There was always a whiff of the circus about 19th-century ballet, with its exotic dancers, spectacular transformation scenes and novelty dance steps, so it is arguable that the Chinese acrobats’ Swan Lake is the logical next step. Back in 1895, Petipa gave his Odette/Odile 32 fouettées to dance because audiences clamoured to see this ballerina feet at every show. Why shouldn’t Sun Jiayin show off her own extreme equivalent – dancing on point on Siegfried’s head?
Only the stingiest of purists could fail to be enthralled by what these acrobat-dancers do.
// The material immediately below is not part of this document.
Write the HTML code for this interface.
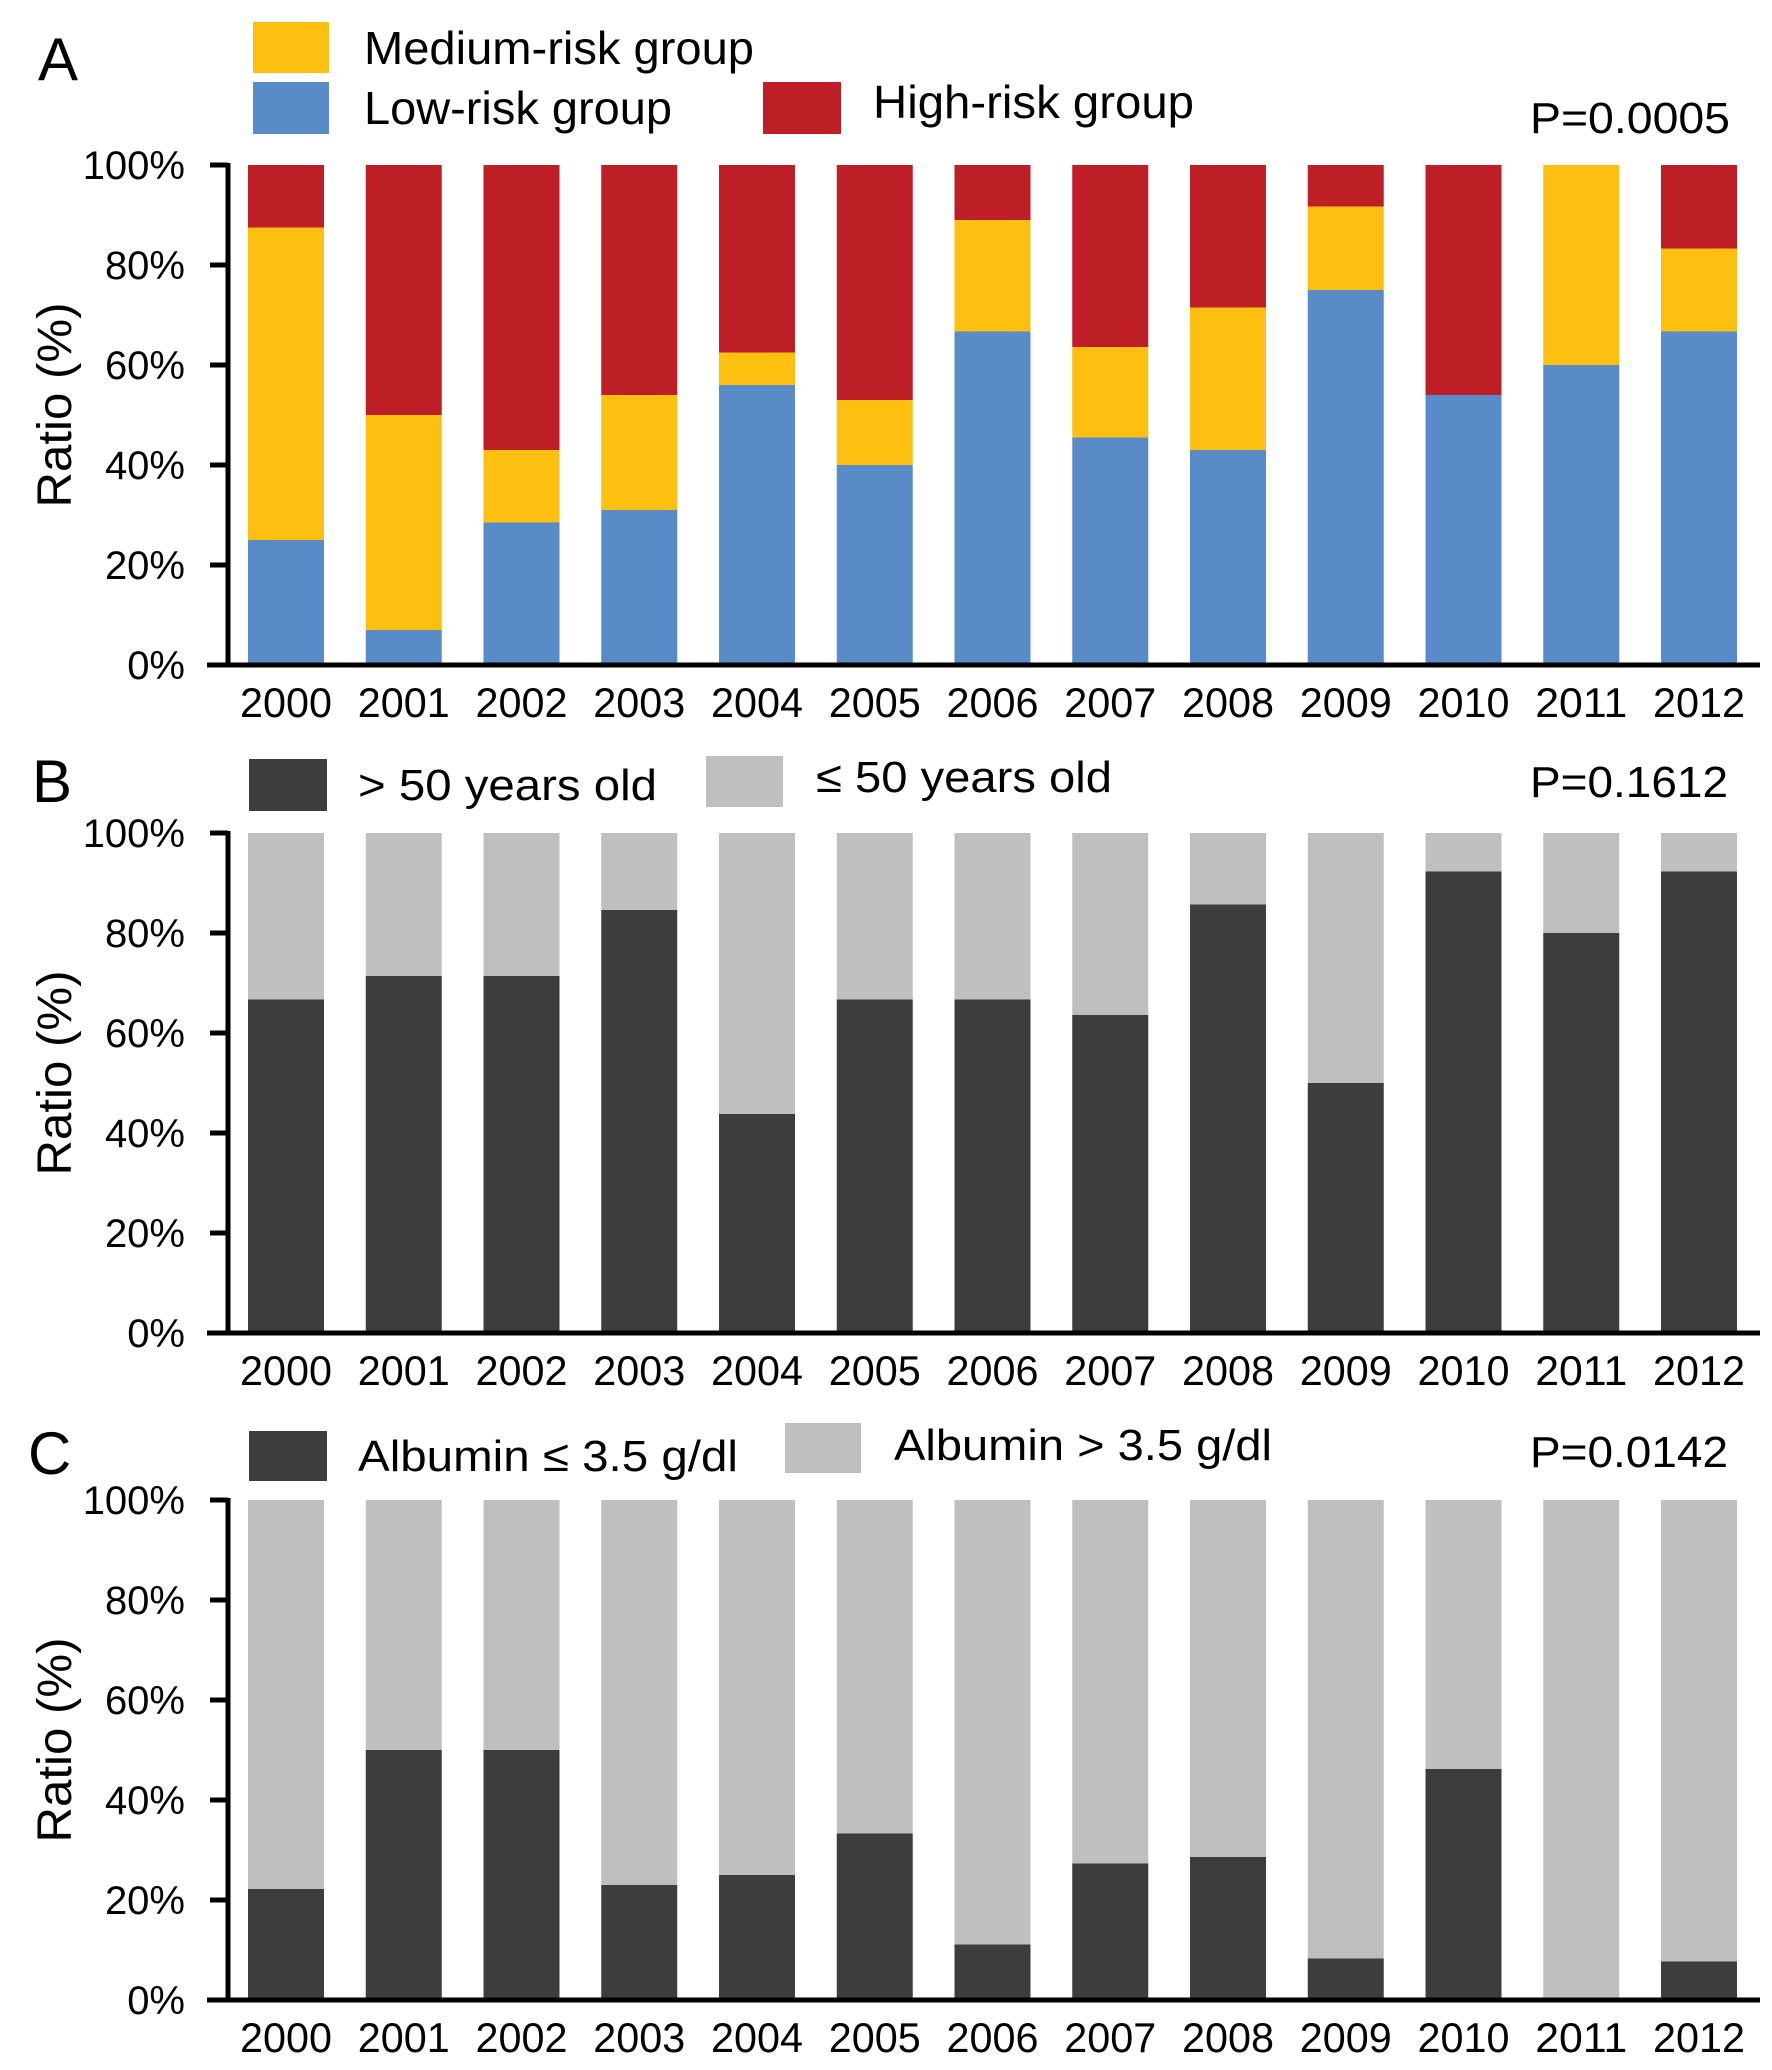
<!DOCTYPE html>
<html><head><meta charset="utf-8"><style>
html,body{margin:0;padding:0;background:#fff}
svg{display:block}
text{font-family:"Liberation Sans",sans-serif;fill:#000}
</style></head><body>
<svg id="fig" width="1772" height="2070" viewBox="0 0 1772 2070" xmlns="http://www.w3.org/2000/svg"></svg>
<script>
const years = ['2000','2001','2002','2003','2004','2005','2006','2007','2008','2009','2010','2011','2012'];
const yTicks = [0,20,40,60,80,100];
const tickLabels = ['0%','20%','40%','60%','80%','100%'];
const lowRisk = [25,7,28.5,31,56,40,66.7,45.5,43,75,54,60,66.7];
const mediumRisk = [62.5,43,14.5,23,6.5,13,22.3,18.1,28.5,16.7,0,40,16.6];
const ageOver50 = [66.7,71.4,71.4,84.6,43.8,66.7,66.7,63.6,85.7,50,92.3,80,92.3];
const albuminLow = [22.2,50,50,23,25,33.3,11.1,27.3,28.6,8.3,46.2,0,7.7];

const NS='http://www.w3.org/2000/svg';
const svg=document.getElementById('fig');
function mk(tag,attrs,parent){const e=document.createElementNS(NS,tag);for(const k in attrs)e.setAttribute(k,attrs[k]);(parent||svg).appendChild(e);return e;}
const X0=286, PITCH=117.75, BW=76;
function xc(i){return X0+i*PITCH;}

function panel(id, top, bottom, stacks){
  const g=mk('g',{});
  
  
  const y=v=>bottom-(v/100)*(bottom-top);
  stacks.forEach(s=>{
    years.forEach((yr,i)=>{
      let base=0;
      for(let k=0;k<s.length;k++){
        const v=s[k].vals(i);
        if(v>0){
          const r=mk('rect',{x:xc(i)-BW/2,y:y(base+v),width:BW,height:y(base)-y(base+v),fill:s[k].color},g);
          
          
        }
        base+=v;
      }
    });
  });
  const ax=mk('line',{x1:228,y1:top-2,x2:228,y2:bottom+2,stroke:'#000','stroke-width':5},g);
  
  
  const bx=mk('line',{x1:207,y1:bottom,x2:1760,y2:bottom,stroke:'#000','stroke-width':5},g);
  
  
  yTicks.forEach((t,j)=>{
    mk('line',{x1:210,y1:y(t),x2:228,y2:y(t),stroke:'#000','stroke-width':5},g);
    const tl=mk('text',{x:185,y:y(t)+14,'text-anchor':'end','font-size':40},g);
    tl.textContent=tickLabels[j];
    
    
  });
  years.forEach((yr,i)=>{
    const t=mk('text',{x:xc(i),y:bottom+52,'text-anchor':'middle','font-size':42,textLength:92,lengthAdjust:'spacingAndGlyphs'},g);
    t.textContent=yr;
    
    
  });
  const cy=(top+bottom)/2-10;
  const ti=mk('text',{x:71,y:cy,'text-anchor':'middle','font-size':48,textLength:205,lengthAdjust:'spacingAndGlyphs',transform:'rotate(-90 71 '+cy+')'},g);
  ti.textContent='Ratio (%)';
  
  
  return g;
}
function label(txt,x,yy,fs,name,len){
  const a={x:x,y:yy,'font-size':fs};
  if(len){a.textLength=len;a.lengthAdjust='spacingAndGlyphs';}
  const t=mk('text',a);t.textContent=txt;
  
  
}
function box(x,y,w,h,c,name){
  const r=mk('rect',{x:x,y:y,width:w,height:h,fill:c});
  
  
}
const BLUE='#588bc8',YEL='#fdbf10',RED='#be1e26',DARK='#3d3d3d',LIGHT='#bfbfbf';

panel('a',165,665,[[
  {name:'low',color:BLUE,vals:i=>lowRisk[i]},
  {name:'medium',color:YEL,vals:i=>mediumRisk[i]},
  {name:'high',color:RED,vals:i=>Math.max(0,100-lowRisk[i]-mediumRisk[i])}
]]);
panel('b',833,1333,[[
  {name:'over50',color:DARK,vals:i=>ageOver50[i]},
  {name:'under50',color:LIGHT,vals:i=>100-ageOver50[i]}
]]);
panel('c',1500,2000,[[
  {name:'albumin-low',color:DARK,vals:i=>albuminLow[i]},
  {name:'albumin-high',color:LIGHT,vals:i=>100-albuminLow[i]}
]]);

label('A',38,80,60,'panel-label-a');
box(253,22,76,51,YEL,'legend-swatch-medium');
label('Medium-risk group',364,64,46,'legend-label-medium',390);
box(253,82,76,52,BLUE,'legend-swatch-low');
label('Low-risk group',364,124,46,'legend-label-low',308);
box(763,82,78,52,RED,'legend-swatch-high');
label('High-risk group',873,118,46,'legend-label-high',321);
label('P=0.0005',1530,133,44,'p-value-a',200);
label('B',32,802,60,'panel-label-b');
box(249,759,78,52,DARK,'legend-swatch-over50');
label('> 50 years old',358,800,44,'legend-label-over50',299);
box(706,756,77,51,LIGHT,'legend-swatch-under50');
label('≤ 50 years old',816,792,44,'legend-label-under50',296);
label('P=0.1612',1530,797,44,'p-value-b',198);
label('C',28,1474,60,'panel-label-c');
box(249,1431,78,50,DARK,'legend-swatch-albumin-low');
label('Albumin ≤ 3.5 g/dl',358,1471,44,'legend-label-albumin-low',380);
box(785,1423,76,50,LIGHT,'legend-swatch-albumin-high');
label('Albumin > 3.5 g/dl',894,1460,44,'legend-label-albumin-high',378);
label('P=0.0142',1530,1467,44,'p-value-c',198);
</script>
</body></html>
The Tchaikovsky score might be crudely recorded and the action might bear scant relationship to the original libretto, but there is magic on stage. As Siegfried sets out in pursuit of Odette (a world tour rather than a simple trip to the lake), he encounters hat-juggling South Americans, sailors who fly from one quivering ship’s mast to the next, carnival stilt-walkers, and a quartet of frogs who dance on their hands. Trapped by the wicked Eagle King, he is bedazzled by contortionists who undulate like caterpillars and lovers who dance on unicycles.

At their most awesome, these tricks are integrated completely into the stage action – juggling in exact time to Tchaikovsky proves to be a marvel. Some acts do, however, feel shoehorned into the concept. Roller-skating swans are infinitely less impressive than their ballet equivalent, and the clowning cygnets should be dropped. It is also a shame that the production engages so little with the story, with the Prince a solid cypher of a hero and Odette, in all her marvellous, bendy boldness, no tragic heroine. But, finally, who cares? These performers reset human limits. As Odette perches high on Siegfried’s head, her body arched in a back-bending arabesque, every demurral is drowned by the collective intake of breath.